◆ **Given request**
Copy the listing below in full and skip every picture.

◆ **Data provided**
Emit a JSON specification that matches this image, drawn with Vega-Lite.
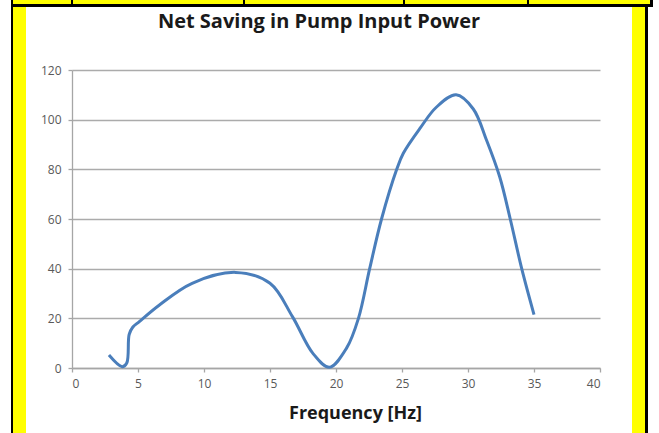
{
  "$schema": "https://vega.github.io/schema/vega-lite/v6.json",
  "padding": {"left": 11, "top": 0, "right": 0, "bottom": 0},
  "background": "white",
  "config": {"view": {"stroke": null}, "font": "Open Sans"},
  "spacing": 0,
  "vconcat": [
    {
      "spacing": 0,
      "hconcat": [
        {"width": 2, "height": 4, "data": {"values": []}, "mark": "point", "view": {"fill": "#000000", "stroke": null}},
        {"width": 58, "height": 4, "data": {"values": []}, "mark": "point", "view": {"fill": "#ffff00", "stroke": null}},
        {"width": 2, "height": 4, "data": {"values": []}, "mark": "point", "view": {"fill": "#000000", "stroke": null}},
        {"width": 170, "height": 4, "data": {"values": []}, "mark": "point", "view": {"fill": "#ffff00", "stroke": null}},
        {"width": 2, "height": 4, "data": {"values": []}, "mark": "point", "view": {"fill": "#000000", "stroke": null}},
        {"width": 158, "height": 4, "data": {"values": []}, "mark": "point", "view": {"fill": "#ffff00", "stroke": null}},
        {"width": 2, "height": 4, "data": {"values": []}, "mark": "point", "view": {"fill": "#000000", "stroke": null}},
        {"width": 122, "height": 4, "data": {"values": []}, "mark": "point", "view": {"fill": "#ffff00", "stroke": null}},
        {"width": 2, "height": 4, "data": {"values": []}, "mark": "point", "view": {"fill": "#000000", "stroke": null}},
        {"width": 121, "height": 4, "data": {"values": []}, "mark": "point", "view": {"fill": "#ffff00", "stroke": null}},
        {"width": 3, "height": 4, "data": {"values": []}, "mark": "point", "view": {"fill": "#000000", "stroke": null}}
      ]
    },
    {"width": 642, "height": 3, "data": {"values": []}, "mark": "point", "view": {"fill": "#000000", "stroke": null}},
    {
      "spacing": 0,
      "hconcat": [
        {"width": 2, "height": 426, "data": {"values": []}, "mark": "point", "view": {"fill": "#000000", "stroke": null}},
        {"width": 13, "height": 426, "data": {"values": []}, "mark": "point", "view": {"fill": "#ffff00", "stroke": null}},
        {
          "spacing": 0,
          "vconcat": [
            {"width": 10, "height": 5, "data": {"values": []}, "mark": "point"},
            {
              "width": 528,
              "height": 298,
              "title": {"text": "Net Saving in Pump Input Power", "font": "Open Sans", "fontSize": 20, "fontWeight": "bold", "color": "#1a1a1a", "frame": "group", "anchor": "middle", "dx": -17, "offset": 32},
              "data": {"values": [
                {"frequency": 2.8, "saving": 5.2},
                {"frequency": 3.8, "saving": 0.5},
                {"frequency": 4.15, "saving": 2.0},
                {"frequency": 4.33, "saving": 13.5},
                {"frequency": 4.6, "saving": 16.4},
                {"frequency": 5.1, "saving": 18.7},
                {"frequency": 6.6, "saving": 25.3},
                {"frequency": 9.1, "saving": 34.1},
                {"frequency": 12.4, "saving": 38.5},
                {"frequency": 15.0, "saving": 34.1},
                {"frequency": 16.7, "saving": 20.7},
                {"frequency": 18.25, "saving": 5.9},
                {"frequency": 19.5, "saving": 0.3},
                {"frequency": 20.8, "saving": 8.0},
                {"frequency": 21.7, "saving": 20.0},
                {"frequency": 22.55, "saving": 40.0},
                {"frequency": 23.45, "saving": 60.0},
                {"frequency": 24.6, "saving": 80.0},
                {"frequency": 25.1, "saving": 86.5},
                {"frequency": 26.4, "saving": 96.8},
                {"frequency": 27.6, "saving": 105.0},
                {"frequency": 29.1, "saving": 110.0},
                {"frequency": 30.4, "saving": 104.3},
                {"frequency": 31.4, "saving": 91.8},
                {"frequency": 32.4, "saving": 77.0},
                {"frequency": 33.2, "saving": 60.0},
                {"frequency": 34.07, "saving": 40.0},
                {"frequency": 35.0, "saving": 21.5}
              ]},
              "mark": {"type": "line", "interpolate": "catmull-rom", "color": "#4a7ebb", "strokeWidth": 3},
              "encoding": {
                "x": {
                  "field": "frequency", "type": "quantitative",
                  "scale": {"domain": [0, 40], "nice": false, "zero": false},
                  "axis": {
                    "values": [0, 5, 10, 15, 20, 25, 30, 35, 40],
                    "title": "Frequency [Hz]",
                    "titleFont": "Open Sans", "titleFontSize": 18, "titleFontWeight": "bold", "titleColor": "#1a1a1a",
                    "titleX": 283, "titleY": 45, "titleBaseline": "middle", "titleAnchor": "middle", "titleAlign": "center",
                    "grid": false,
                    "domainColor": "#a6a6a6", "domainWidth": 1.3,
                    "tickColor": "#a6a6a6", "tickSize": 4, "tickWidth": 1.3,
                    "labelFont": "Open Sans", "labelFontSize": 12, "labelColor": "#595959", "labelPadding": 6
                  }
                },
                "y": {
                  "field": "saving", "type": "quantitative",
                  "scale": {"domain": [0, 120], "nice": false, "zero": false},
                  "axis": {
                    "values": [0, 20, 40, 60, 80, 100, 120],
                    "title": null,
                    "grid": true, "gridColor": "#ababab", "gridWidth": 1.3,
                    "domainColor": "#a6a6a6", "domainWidth": 1.3,
                    "tickColor": "#a6a6a6", "tickSize": 4, "tickWidth": 1.3,
                    "labelFont": "Open Sans", "labelFontSize": 12, "labelColor": "#595959", "labelPadding": 7,
                    "minExtent": 46, "maxExtent": 46
                  }
                }
              }
            }
          ]
        },
        {"width": 31, "height": 426, "data": {"values": []}, "mark": "point"},
        {"width": 13, "height": 426, "data": {"values": []}, "mark": "point", "view": {"fill": "#ffff00", "stroke": null}},
        {"width": 3, "height": 426, "data": {"values": []}, "mark": "point", "view": {"fill": "#000000", "stroke": null}}
      ]
    }
  ]
}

◆ **Exercise answer**
Emit a JSON specification that matches this image, drawn with Vega-Lite.
{
  "$schema": "https://vega.github.io/schema/vega-lite/v6.json",
  "padding": {"left": 11, "top": 0, "right": 0, "bottom": 0},
  "background": "white",
  "config": {"view": {"stroke": null}, "font": "Open Sans"},
  "spacing": 0,
  "vconcat": [
    {
      "spacing": 0,
      "hconcat": [
        {"width": 2, "height": 4, "data": {"values": []}, "mark": "point", "view": {"fill": "#000000", "stroke": null}},
        {"width": 58, "height": 4, "data": {"values": []}, "mark": "point", "view": {"fill": "#ffff00", "stroke": null}},
        {"width": 2, "height": 4, "data": {"values": []}, "mark": "point", "view": {"fill": "#000000", "stroke": null}},
        {"width": 170, "height": 4, "data": {"values": []}, "mark": "point", "view": {"fill": "#ffff00", "stroke": null}},
        {"width": 2, "height": 4, "data": {"values": []}, "mark": "point", "view": {"fill": "#000000", "stroke": null}},
        {"width": 158, "height": 4, "data": {"values": []}, "mark": "point", "view": {"fill": "#ffff00", "stroke": null}},
        {"width": 2, "height": 4, "data": {"values": []}, "mark": "point", "view": {"fill": "#000000", "stroke": null}},
        {"width": 122, "height": 4, "data": {"values": []}, "mark": "point", "view": {"fill": "#ffff00", "stroke": null}},
        {"width": 2, "height": 4, "data": {"values": []}, "mark": "point", "view": {"fill": "#000000", "stroke": null}},
        {"width": 121, "height": 4, "data": {"values": []}, "mark": "point", "view": {"fill": "#ffff00", "stroke": null}},
        {"width": 3, "height": 4, "data": {"values": []}, "mark": "point", "view": {"fill": "#000000", "stroke": null}}
      ]
    },
    {"width": 642, "height": 3, "data": {"values": []}, "mark": "point", "view": {"fill": "#000000", "stroke": null}},
    {
      "spacing": 0,
      "hconcat": [
        {"width": 2, "height": 426, "data": {"values": []}, "mark": "point", "view": {"fill": "#000000", "stroke": null}},
        {"width": 13, "height": 426, "data": {"values": []}, "mark": "point", "view": {"fill": "#ffff00", "stroke": null}},
        {
          "spacing": 0,
          "vconcat": [
            {"width": 10, "height": 5, "data": {"values": []}, "mark": "point"},
            {
              "width": 528,
              "height": 298,
              "title": {"text": "Net Saving in Pump Input Power", "font": "Open Sans", "fontSize": 20, "fontWeight": "bold", "color": "#1a1a1a", "frame": "group", "anchor": "middle", "dx": -17, "offset": 32},
              "data": {"values": [
                {"frequency": 2.8, "saving": 5.2},
                {"frequency": 3.8, "saving": 0.5},
                {"frequency": 4.15, "saving": 2.0},
                {"frequency": 4.33, "saving": 13.5},
                {"frequency": 4.6, "saving": 16.4},
                {"frequency": 5.1, "saving": 18.7},
                {"frequency": 6.6, "saving": 25.3},
                {"frequency": 9.1, "saving": 34.1},
                {"frequency": 12.4, "saving": 38.5},
                {"frequency": 15.0, "saving": 34.1},
                {"frequency": 16.7, "saving": 20.7},
                {"frequency": 18.25, "saving": 5.9},
                {"frequency": 19.5, "saving": 0.3},
                {"frequency": 20.8, "saving": 8.0},
                {"frequency": 21.7, "saving": 20.0},
                {"frequency": 22.55, "saving": 40.0},
                {"frequency": 23.45, "saving": 60.0},
                {"frequency": 24.6, "saving": 80.0},
                {"frequency": 25.1, "saving": 86.5},
                {"frequency": 26.4, "saving": 96.8},
                {"frequency": 27.6, "saving": 105.0},
                {"frequency": 29.1, "saving": 110.0},
                {"frequency": 30.4, "saving": 104.3},
                {"frequency": 31.4, "saving": 91.8},
                {"frequency": 32.4, "saving": 77.0},
                {"frequency": 33.2, "saving": 60.0},
                {"frequency": 34.07, "saving": 40.0},
                {"frequency": 35.0, "saving": 21.5}
              ]},
              "mark": {"type": "line", "interpolate": "catmull-rom", "color": "#4a7ebb", "strokeWidth": 3},
              "encoding": {
                "x": {
                  "field": "frequency", "type": "quantitative",
                  "scale": {"domain": [0, 40], "nice": false, "zero": false},
                  "axis": {
                    "values": [0, 5, 10, 15, 20, 25, 30, 35, 40],
                    "title": "Frequency [Hz]",
                    "titleFont": "Open Sans", "titleFontSize": 18, "titleFontWeight": "bold", "titleColor": "#1a1a1a",
                    "titleX": 283, "titleY": 45, "titleBaseline": "middle", "titleAnchor": "middle", "titleAlign": "center",
                    "grid": false,
                    "domainColor": "#a6a6a6", "domainWidth": 1.3,
                    "tickColor": "#a6a6a6", "tickSize": 4, "tickWidth": 1.3,
                    "labelFont": "Open Sans", "labelFontSize": 12, "labelColor": "#595959", "labelPadding": 6
                  }
                },
                "y": {
                  "field": "saving", "type": "quantitative",
                  "scale": {"domain": [0, 120], "nice": false, "zero": false},
                  "axis": {
                    "values": [0, 20, 40, 60, 80, 100, 120],
                    "title": null,
                    "grid": true, "gridColor": "#ababab", "gridWidth": 1.3,
                    "domainColor": "#a6a6a6", "domainWidth": 1.3,
                    "tickColor": "#a6a6a6", "tickSize": 4, "tickWidth": 1.3,
                    "labelFont": "Open Sans", "labelFontSize": 12, "labelColor": "#595959", "labelPadding": 7,
                    "minExtent": 46, "maxExtent": 46
                  }
                }
              }
            }
          ]
        },
        {"width": 31, "height": 426, "data": {"values": []}, "mark": "point"},
        {"width": 13, "height": 426, "data": {"values": []}, "mark": "point", "view": {"fill": "#ffff00", "stroke": null}},
        {"width": 3, "height": 426, "data": {"values": []}, "mark": "point", "view": {"fill": "#000000", "stroke": null}}
      ]
    }
  ]
}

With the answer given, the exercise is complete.